The Human and Machine in German Culture

Instructors

Robert Ryder
847/491-8295
Kresge 3-327

Meeting Info

Kresge Centennial Hall 2-343: Mon, Wed, Fri 10:00AM - 10:50AM

Overview of class

From automata to cyborgs, this course explores ways in which mechanical devices have served as models to gain a deeper understanding of the human and nature in German literature, philosophy, film, and music. While the course is structured around the short prose and poetry of Eichendorff, Kafka, Wiener, Ernst Jünger and Fritz Lang, we will also read excerpts from significant texts by La Mettrie, Descartes, Heidegger, Benjamin, and Friedrich Kittler. The course material will not only echo similar concerns and contexts, but will also allow us to ask significant questions that are as historically determined as they are philosophically oriented: how does the eighteenth-century automaton become a central symbol for the debate over the mind/body relationship?

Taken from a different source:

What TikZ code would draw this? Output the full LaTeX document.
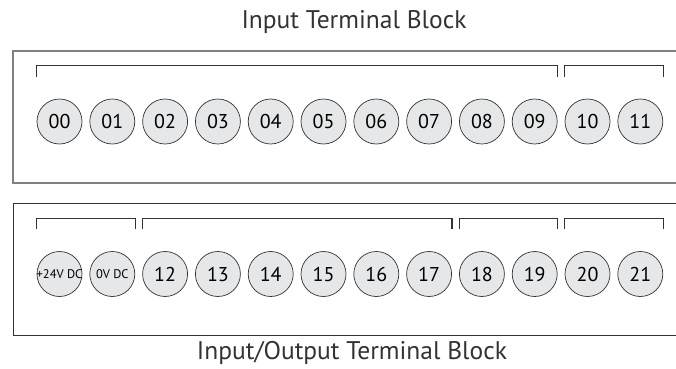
\documentclass[tikz,border=0pt]{standalone}
\usepackage{fontspec}
\setmainfont{PT Sans}
\definecolor{termfill}{HTML}{E6E7E8}
\definecolor{framegray}{HTML}{808080}
\definecolor{linedark}{HTML}{333333}
\begin{document}
\begin{tikzpicture}[x=1pt, y=1pt]
    \tikzset{
        term/.style = {
            draw = linedark,
            line width = 0.7pt,
            circle,
            inner sep = 0pt,
            minimum size = 45pt,
            fill = termfill,
            font = \fontsize{20}{20}\selectfont
        },
        powerterm/.style = {
            term,
            font = \fontsize{12.5}{12.5}\selectfont
        },
        group/.style = {
            draw = linedark,
            line width = 1.1pt
        },
        title/.style = {
            font = \fontsize{25.5}{25.5}\selectfont,
            text = linedark
        }
    }
    \clip (0,0) rectangle (676,368);

    \def\dx{52.8}
    \def\group#1#2{
        \draw[group] ([yshift=22pt]#1.west |- #1.north) -- ++(0,11)
            -| ([yshift=22pt]#2.east |- #2.north);
    }

    % input block
    \node[title] (intitle) at (354,346) {Input Terminal Block};
    \draw[framegray, line width=1.5pt] (13,317) rectangle (700,185);
    \foreach \lab [count=\i from 0] in {00,01,02,03,04,05,06,07,08,09,10,11}{
        \node[term] (t\lab) at (59.5 + \i * \dx, 246.5) {\lab};
    }
    \group{t00}{t09}
    \group{t10}{t11}

    % input/output block
    \node[title] (iotitle) at (352,15) {Input/Output Terminal Block};
    \draw[linedark, line width=1pt] (13,165) rectangle (700,33);
    \node[powerterm] (bp) at (59.5, 94) {\makebox[0pt]{+24V DC}};
    \node[powerterm] (bm) at (59.5 + \dx, 94) {\makebox[0pt]{0V DC}};
    \foreach \lab [count=\i from 2] in {12,...,21}{
        \node[term] (b\lab) at (59.5 + \i * \dx, 94) {\lab};
    }
    \group{bp}{bm}
    \group{b12}{b17}
    \group{b18}{b19}
    \group{b20}{b21}

\end{tikzpicture}
\end{document}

What is the relationship between the human worker and the machine, and the machine and the diabolical? In what way does the introduction of the machine redefine both "labor" and "war" in the twentieth century? In what ways does the writing process take on mechanical attributes, from the typewriter to Kafka's torture machine? Finally, all these questions and concerns are inflected in the latest chapter of this genealogy between human and machine: Artificial Intelligence.

Registration Requirements

Restricted to only 1st year students.

Learning Objectives

Beyond to course content, this spring quarter freshman seminar is also intended to help you learn how to become fully participating Weinberg students, and especially to further develop your writing skills.

Evaluation Method

Attendance, Class participation, Homework, Paper, final, Readings, Writing assignments

Class Materials (Required)

Jünger, Ernst. Glass Bees. (New York Review Books Classics) ISBN-13: 978-0940322554
Keun, Imgard. Gilgi. One of Us. (Penguin Modern Classics) ISBN-13: 978-0241391808

Class Attributes

WCAS Writing Seminar

Enrollment Requirements

Enrollment Requirements: Weinberg First Year Seminars are only available to first-year students.